- [Entries supplied]
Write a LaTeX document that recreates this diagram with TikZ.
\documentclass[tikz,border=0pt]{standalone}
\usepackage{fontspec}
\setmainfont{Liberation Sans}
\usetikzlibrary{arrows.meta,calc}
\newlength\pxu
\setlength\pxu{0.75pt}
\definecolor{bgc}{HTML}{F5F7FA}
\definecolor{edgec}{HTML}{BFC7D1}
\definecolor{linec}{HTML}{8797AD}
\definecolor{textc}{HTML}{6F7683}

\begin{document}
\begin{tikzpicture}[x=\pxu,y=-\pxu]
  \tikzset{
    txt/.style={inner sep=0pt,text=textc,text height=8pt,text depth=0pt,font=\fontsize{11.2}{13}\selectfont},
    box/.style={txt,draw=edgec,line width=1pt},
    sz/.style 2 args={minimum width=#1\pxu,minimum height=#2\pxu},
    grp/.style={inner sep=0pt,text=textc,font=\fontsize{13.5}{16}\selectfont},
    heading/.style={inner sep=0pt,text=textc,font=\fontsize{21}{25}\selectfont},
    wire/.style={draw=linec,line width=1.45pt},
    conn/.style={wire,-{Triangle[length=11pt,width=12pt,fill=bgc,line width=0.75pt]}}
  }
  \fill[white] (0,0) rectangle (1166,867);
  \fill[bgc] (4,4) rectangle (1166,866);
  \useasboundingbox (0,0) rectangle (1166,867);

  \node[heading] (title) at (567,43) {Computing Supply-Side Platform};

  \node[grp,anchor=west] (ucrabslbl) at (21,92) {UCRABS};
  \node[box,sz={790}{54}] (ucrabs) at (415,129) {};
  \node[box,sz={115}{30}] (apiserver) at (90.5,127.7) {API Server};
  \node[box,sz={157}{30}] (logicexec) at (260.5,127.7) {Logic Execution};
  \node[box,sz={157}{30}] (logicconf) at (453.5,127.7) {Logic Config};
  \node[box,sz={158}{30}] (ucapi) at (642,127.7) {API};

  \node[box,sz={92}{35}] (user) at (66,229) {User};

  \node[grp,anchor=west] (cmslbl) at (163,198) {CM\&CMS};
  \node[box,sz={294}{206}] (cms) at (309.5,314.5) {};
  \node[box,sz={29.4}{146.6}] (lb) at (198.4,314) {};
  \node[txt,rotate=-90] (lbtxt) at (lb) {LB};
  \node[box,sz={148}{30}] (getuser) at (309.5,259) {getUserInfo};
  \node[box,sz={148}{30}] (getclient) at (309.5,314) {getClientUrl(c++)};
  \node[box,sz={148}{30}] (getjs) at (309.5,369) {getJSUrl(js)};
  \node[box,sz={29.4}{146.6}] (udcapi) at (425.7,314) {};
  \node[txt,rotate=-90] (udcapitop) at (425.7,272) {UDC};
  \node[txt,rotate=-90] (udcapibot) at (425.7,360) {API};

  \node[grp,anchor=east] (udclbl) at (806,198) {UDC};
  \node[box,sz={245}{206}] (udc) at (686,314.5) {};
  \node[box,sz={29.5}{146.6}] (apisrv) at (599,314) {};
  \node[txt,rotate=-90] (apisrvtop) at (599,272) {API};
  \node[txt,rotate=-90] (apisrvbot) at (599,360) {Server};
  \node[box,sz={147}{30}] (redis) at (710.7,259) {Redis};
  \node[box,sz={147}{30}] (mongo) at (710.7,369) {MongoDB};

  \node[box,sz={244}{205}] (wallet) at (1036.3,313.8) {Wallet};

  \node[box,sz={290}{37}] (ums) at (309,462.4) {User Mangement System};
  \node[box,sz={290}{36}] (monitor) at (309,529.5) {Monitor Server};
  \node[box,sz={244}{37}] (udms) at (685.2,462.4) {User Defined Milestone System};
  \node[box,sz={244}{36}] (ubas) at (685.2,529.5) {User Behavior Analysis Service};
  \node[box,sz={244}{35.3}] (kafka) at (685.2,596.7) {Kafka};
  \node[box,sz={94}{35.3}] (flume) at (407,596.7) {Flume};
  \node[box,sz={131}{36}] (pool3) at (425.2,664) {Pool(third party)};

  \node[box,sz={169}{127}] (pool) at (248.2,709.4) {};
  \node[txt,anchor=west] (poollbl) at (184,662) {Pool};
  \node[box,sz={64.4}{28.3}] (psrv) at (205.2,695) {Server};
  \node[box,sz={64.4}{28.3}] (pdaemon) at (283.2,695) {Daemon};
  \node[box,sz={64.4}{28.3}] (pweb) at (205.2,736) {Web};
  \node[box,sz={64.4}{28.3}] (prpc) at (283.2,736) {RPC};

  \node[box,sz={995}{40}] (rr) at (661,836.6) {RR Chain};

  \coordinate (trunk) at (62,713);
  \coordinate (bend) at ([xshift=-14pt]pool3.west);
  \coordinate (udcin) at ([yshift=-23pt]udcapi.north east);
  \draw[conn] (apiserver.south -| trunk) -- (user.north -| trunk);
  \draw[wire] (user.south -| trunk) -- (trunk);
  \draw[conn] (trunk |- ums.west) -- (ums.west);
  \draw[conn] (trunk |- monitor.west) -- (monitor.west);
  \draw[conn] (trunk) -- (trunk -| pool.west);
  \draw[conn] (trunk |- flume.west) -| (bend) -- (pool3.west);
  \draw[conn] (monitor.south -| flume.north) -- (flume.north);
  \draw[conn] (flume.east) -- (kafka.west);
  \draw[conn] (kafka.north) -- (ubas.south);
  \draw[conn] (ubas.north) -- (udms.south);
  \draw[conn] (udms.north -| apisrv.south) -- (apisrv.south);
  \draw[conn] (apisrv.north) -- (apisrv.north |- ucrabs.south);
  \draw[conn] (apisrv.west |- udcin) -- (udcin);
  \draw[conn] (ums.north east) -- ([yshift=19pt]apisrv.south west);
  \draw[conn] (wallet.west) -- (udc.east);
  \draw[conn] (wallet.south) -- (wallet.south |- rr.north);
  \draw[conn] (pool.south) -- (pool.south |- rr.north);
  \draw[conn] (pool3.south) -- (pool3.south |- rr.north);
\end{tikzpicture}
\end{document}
* * *
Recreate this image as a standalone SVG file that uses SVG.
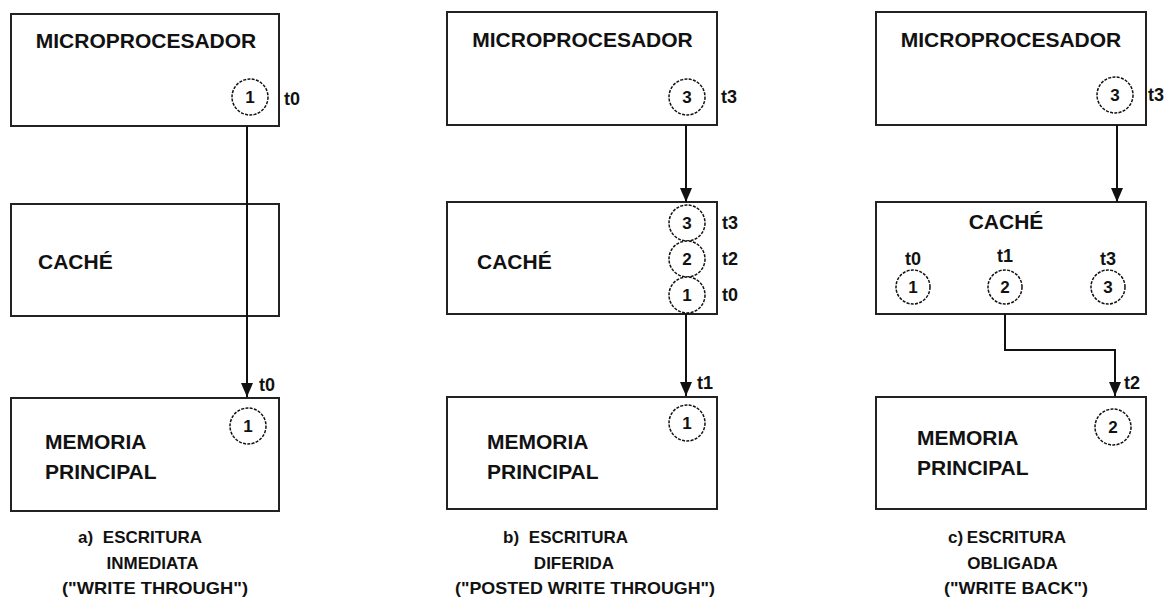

- [Problem requirements] Give back, exactly as written, each line from the one that contains "Write a LaTeX" through the one that contains "(udcapibot) at (425.7,360)".

- [Task response]
Write a LaTeX document that recreates this diagram with TikZ.
\documentclass[tikz,border=0pt]{standalone}
\usepackage{fontspec}
\setmainfont{Liberation Sans}
\usetikzlibrary{arrows.meta,calc}
\newlength\pxu
\setlength\pxu{0.75pt}
\definecolor{bgc}{HTML}{F5F7FA}
\definecolor{edgec}{HTML}{BFC7D1}
\definecolor{linec}{HTML}{8797AD}
\definecolor{textc}{HTML}{6F7683}

\begin{document}
\begin{tikzpicture}[x=\pxu,y=-\pxu]
  \tikzset{
    txt/.style={inner sep=0pt,text=textc,text height=8pt,text depth=0pt,font=\fontsize{11.2}{13}\selectfont},
    box/.style={txt,draw=edgec,line width=1pt},
    sz/.style 2 args={minimum width=#1\pxu,minimum height=#2\pxu},
    grp/.style={inner sep=0pt,text=textc,font=\fontsize{13.5}{16}\selectfont},
    heading/.style={inner sep=0pt,text=textc,font=\fontsize{21}{25}\selectfont},
    wire/.style={draw=linec,line width=1.45pt},
    conn/.style={wire,-{Triangle[length=11pt,width=12pt,fill=bgc,line width=0.75pt]}}
  }
  \fill[white] (0,0) rectangle (1166,867);
  \fill[bgc] (4,4) rectangle (1166,866);
  \useasboundingbox (0,0) rectangle (1166,867);

  \node[heading] (title) at (567,43) {Computing Supply-Side Platform};

  \node[grp,anchor=west] (ucrabslbl) at (21,92) {UCRABS};
  \node[box,sz={790}{54}] (ucrabs) at (415,129) {};
  \node[box,sz={115}{30}] (apiserver) at (90.5,127.7) {API Server};
  \node[box,sz={157}{30}] (logicexec) at (260.5,127.7) {Logic Execution};
  \node[box,sz={157}{30}] (logicconf) at (453.5,127.7) {Logic Config};
  \node[box,sz={158}{30}] (ucapi) at (642,127.7) {API};

  \node[box,sz={92}{35}] (user) at (66,229) {User};

  \node[grp,anchor=west] (cmslbl) at (163,198) {CM\&CMS};
  \node[box,sz={294}{206}] (cms) at (309.5,314.5) {};
  \node[box,sz={29.4}{146.6}] (lb) at (198.4,314) {};
  \node[txt,rotate=-90] (lbtxt) at (lb) {LB};
  \node[box,sz={148}{30}] (getuser) at (309.5,259) {getUserInfo};
  \node[box,sz={148}{30}] (getclient) at (309.5,314) {getClientUrl(c++)};
  \node[box,sz={148}{30}] (getjs) at (309.5,369) {getJSUrl(js)};
  \node[box,sz={29.4}{146.6}] (udcapi) at (425.7,314) {};
  \node[txt,rotate=-90] (udcapitop) at (425.7,272) {UDC};
  \node[txt,rotate=-90] (udcapibot) at (425.7,360) {API};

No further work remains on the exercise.